▶ What is expected
Write out the material exactly, with the pictures left out.

▶ Information provided

Start

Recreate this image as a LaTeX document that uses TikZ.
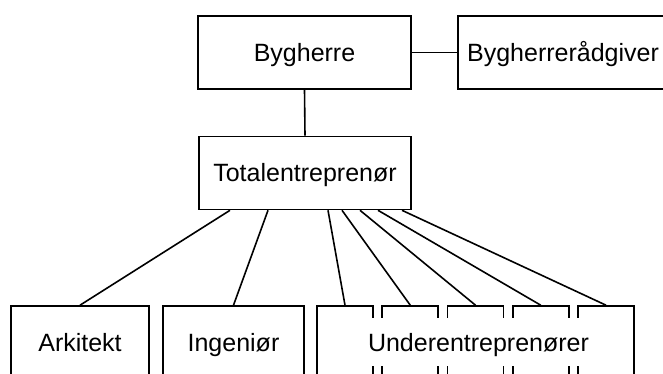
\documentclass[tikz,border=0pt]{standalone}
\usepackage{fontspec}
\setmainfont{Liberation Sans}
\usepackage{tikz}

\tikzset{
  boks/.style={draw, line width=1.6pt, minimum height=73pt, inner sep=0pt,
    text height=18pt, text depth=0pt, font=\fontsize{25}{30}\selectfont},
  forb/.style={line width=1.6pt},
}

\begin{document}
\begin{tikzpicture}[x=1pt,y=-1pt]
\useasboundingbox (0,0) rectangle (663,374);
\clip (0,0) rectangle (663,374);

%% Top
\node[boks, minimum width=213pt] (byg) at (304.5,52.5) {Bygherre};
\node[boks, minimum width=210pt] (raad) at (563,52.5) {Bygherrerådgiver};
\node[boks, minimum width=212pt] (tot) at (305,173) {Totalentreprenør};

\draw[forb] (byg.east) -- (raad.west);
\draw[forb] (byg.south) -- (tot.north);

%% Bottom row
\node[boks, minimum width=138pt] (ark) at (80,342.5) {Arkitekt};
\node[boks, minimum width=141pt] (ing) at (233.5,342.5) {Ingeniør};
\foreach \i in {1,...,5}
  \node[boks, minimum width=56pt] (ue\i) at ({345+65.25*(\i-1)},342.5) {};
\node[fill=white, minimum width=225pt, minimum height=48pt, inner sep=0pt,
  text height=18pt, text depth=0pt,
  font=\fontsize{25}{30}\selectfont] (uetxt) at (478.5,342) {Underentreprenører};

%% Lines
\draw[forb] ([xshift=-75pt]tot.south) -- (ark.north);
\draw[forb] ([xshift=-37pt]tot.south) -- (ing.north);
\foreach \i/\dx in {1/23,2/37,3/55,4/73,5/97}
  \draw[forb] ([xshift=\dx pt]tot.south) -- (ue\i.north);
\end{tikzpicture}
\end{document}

End

▶ Solved problem
Recreate this image as a LaTeX document that uses TikZ.
\documentclass[tikz,border=0pt]{standalone}
\usepackage{fontspec}
\setmainfont{Liberation Sans}
\usepackage{tikz}

\tikzset{
  boks/.style={draw, line width=1.6pt, minimum height=73pt, inner sep=0pt,
    text height=18pt, text depth=0pt, font=\fontsize{25}{30}\selectfont},
  forb/.style={line width=1.6pt},
}

\begin{document}
\begin{tikzpicture}[x=1pt,y=-1pt]
\useasboundingbox (0,0) rectangle (663,374);
\clip (0,0) rectangle (663,374);

%% Top
\node[boks, minimum width=213pt] (byg) at (304.5,52.5) {Bygherre};
\node[boks, minimum width=210pt] (raad) at (563,52.5) {Bygherrerådgiver};
\node[boks, minimum width=212pt] (tot) at (305,173) {Totalentreprenør};

\draw[forb] (byg.east) -- (raad.west);
\draw[forb] (byg.south) -- (tot.north);

%% Bottom row
\node[boks, minimum width=138pt] (ark) at (80,342.5) {Arkitekt};
\node[boks, minimum width=141pt] (ing) at (233.5,342.5) {Ingeniør};
\foreach \i in {1,...,5}
  \node[boks, minimum width=56pt] (ue\i) at ({345+65.25*(\i-1)},342.5) {};
\node[fill=white, minimum width=225pt, minimum height=48pt, inner sep=0pt,
  text height=18pt, text depth=0pt,
  font=\fontsize{25}{30}\selectfont] (uetxt) at (478.5,342) {Underentreprenører};

%% Lines
\draw[forb] ([xshift=-75pt]tot.south) -- (ark.north);
\draw[forb] ([xshift=-37pt]tot.south) -- (ing.north);
\foreach \i/\dx in {1/23,2/37,3/55,4/73,5/97}
  \draw[forb] ([xshift=\dx pt]tot.south) -- (ue\i.north);
\end{tikzpicture}
\end{document}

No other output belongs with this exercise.